Lois Elfman | 11/9/2017, 11:48 a.m.
Over the past year, New York native Natasha Hastings, who won Olympic gold in the 4x400 relay in 2008 and ...

Over the past year, New York native Natasha Hastings, who won Olympic gold in the 4x400 relay in 2008 and 2016, has been creating videos that take people behind the scenes of track and field. In a series she has dubbed “tea time,” Hastings answers questions from fans and often features fellow track athletes who share their experiences in the sport.

“It started out as showing the other side of Natasha, and it went from there,” she said. “The YouTube channel is not just for girls, although it is girl sensitive. It’s to let people into our world and see…the human side of the athletes.”

The tea time concept evolved into an event that Hastings hosted at St. Anthony’s High School on Long Island Oct. 28. Hastings, who attended A. Philip Randolph Campus High School in Harlem, has always been one to give back to the community. She built an event at which participants discussed body positivity, sports, self-esteem and character building, an important conversation to have with girls aged 12 to 18.

Hastings does love tea, and had originally thought to do an actual tea party. While tea was sipped, there was also time on the track and a panel discussion about sports and life.

“The goal and hope is that it grows into an actual tea party where it’s still the same concept, building a safe space for girls to ask whatever questions they want,” said Hastings. “Going through all the avenues that sport can lead to—whether it’s something you end up doing professionally or it helps you cope in life or it helps you develop character.”

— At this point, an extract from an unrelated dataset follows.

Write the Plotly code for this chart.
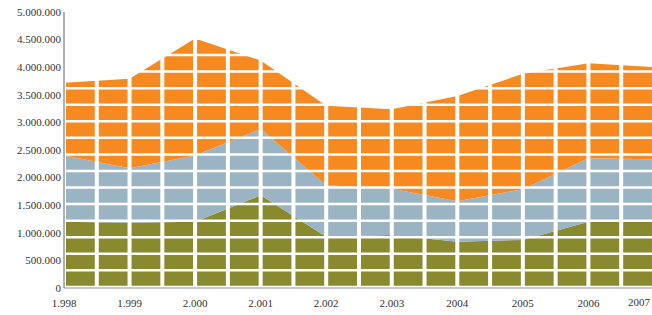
import plotly.graph_objects as go

years = [1998, 1999, 2000, 2001, 2002, 2003, 2004, 2005, 2006, 2007]
olive_vals = [1200000, 1180000, 1200000, 1680000, 930000, 960000, 840000, 870000, 1200000, 1200000]
blue_vals = [1200000, 990000, 1200000, 1200000, 930000, 840000, 730000, 920000, 1150000, 1130000]
orange_vals = [1320000, 1620000, 2120000, 1240000, 1440000, 1440000, 1910000, 2090000, 1720000, 1670000]

x_tickvals = [1998, 1999, 2000, 2001, 2002, 2003, 2004, 2005, 2006]
x_ticktext = ["1.998", "1.999", "2.000", "2.001", "2.002", "2.003", "2004", "2005", "2006"]
last_label = "2007"
y_tickvals = [0, 500000, 1000000, 1500000, 2000000, 2500000, 3000000, 3500000, 4000000, 4500000, 5000000]
y_ticktext = ["0", "500.000", "1.000.000", "1.500.000", "2.000.000", "2.500.000",
              "3.000.000", "3.500.000", "4.000.000", "4.500.000", "5.000.000"]

OLIVE = "#898A2D"
BLUE = "#9AB4C3"
ORANGE = "#F68A20"
FONT = "Liberation Serif"
FS = 11
TXT = "#333333"

fig = go.Figure()
for name, vals, col in [("A", olive_vals, OLIVE), ("B", blue_vals, BLUE), ("C", orange_vals, ORANGE)]:
    fig.add_trace(go.Scatter(x=years, y=vals, stackgroup="one", mode="lines",
                             line=dict(width=0, color=col), fillcolor=col, name=name,
                             hoverinfo="skip"))

# white brick pattern over the areas
shapes = []
x_step = 0.5
y_step = 300000
y_off = 20000
xv = 1998.0
while xv < 2007.01:
    shapes.append(dict(type="line", xref="x", yref="y", x0=xv, x1=xv, y0=0, y1=5000000,
                       line=dict(color="white", width=4), layer="above"))
    xv += x_step
yv = y_off
while yv < 5000000:
    shapes.append(dict(type="line", xref="x", yref="y", x0=1998, x1=2007, y0=yv, y1=yv,
                       line=dict(color="white", width=2.5), layer="above"))
    yv += y_step
# axis lines
shapes.append(dict(type="line", xref="paper", yref="paper", x0=0, x1=1, y0=0, y1=0,
                   line=dict(color="#C8C8C8", width=2), layer="above"))
shapes.append(dict(type="line", xref="paper", yref="paper", x0=0, x1=0, y0=0, y1=1,
                   line=dict(color="#999999", width=1.5), layer="above"))

fig.update_layout(
    width=652, height=315,
    margin=dict(l=64, r=0, t=12, b=27),
    paper_bgcolor="white", plot_bgcolor="white",
    showlegend=False,
    shapes=shapes,
    font=dict(family=FONT, size=FS, color=TXT),
    xaxis=dict(range=[1998, 2006.97], tickvals=x_tickvals, ticktext=x_ticktext,
               showgrid=False, zeroline=False, showline=False, ticks="", automargin=False,
               ticklabelstandoff=7, tickfont=dict(family=FONT, size=FS, color=TXT)),
    yaxis=dict(range=[0, 5000000], tickvals=y_tickvals, ticktext=y_ticktext,
               showgrid=False, zeroline=False, showline=False, ticks="", automargin=False,
               ticklabelstandoff=2, tickfont=dict(family=FONT, size=FS, color=TXT)),
    annotations=[dict(text=last_label, xref="paper", yref="paper", x=1, y=0,
                      xanchor="right", yanchor="top", xshift=1, yshift=-6, showarrow=False,
                      font=dict(family=FONT, size=FS, color=TXT))],
)

fig.write_html("out.html", config={"displayModeBar": False},
               post_script="document.body.style.margin='0';document.body.style.overflow='hidden';")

She continued, “We as women have to take a more active role in telling our stories.”

There has already been a request for another tea time, and a similar event in the New York area is being planned. Hastings’ goal is to do a national tour—one per quarter while she’s still competing and then more frequently in the future.

“Whatever it is that makes you happy and healthy, those are things you should follow,” said Hastings, who’s training for next year. “It’s not about any sport in particular. It’s about what you want in life that you’re willing to work for and also believe you’re worth all of those things. Don’t allow anyone to say what you can and can’t be.”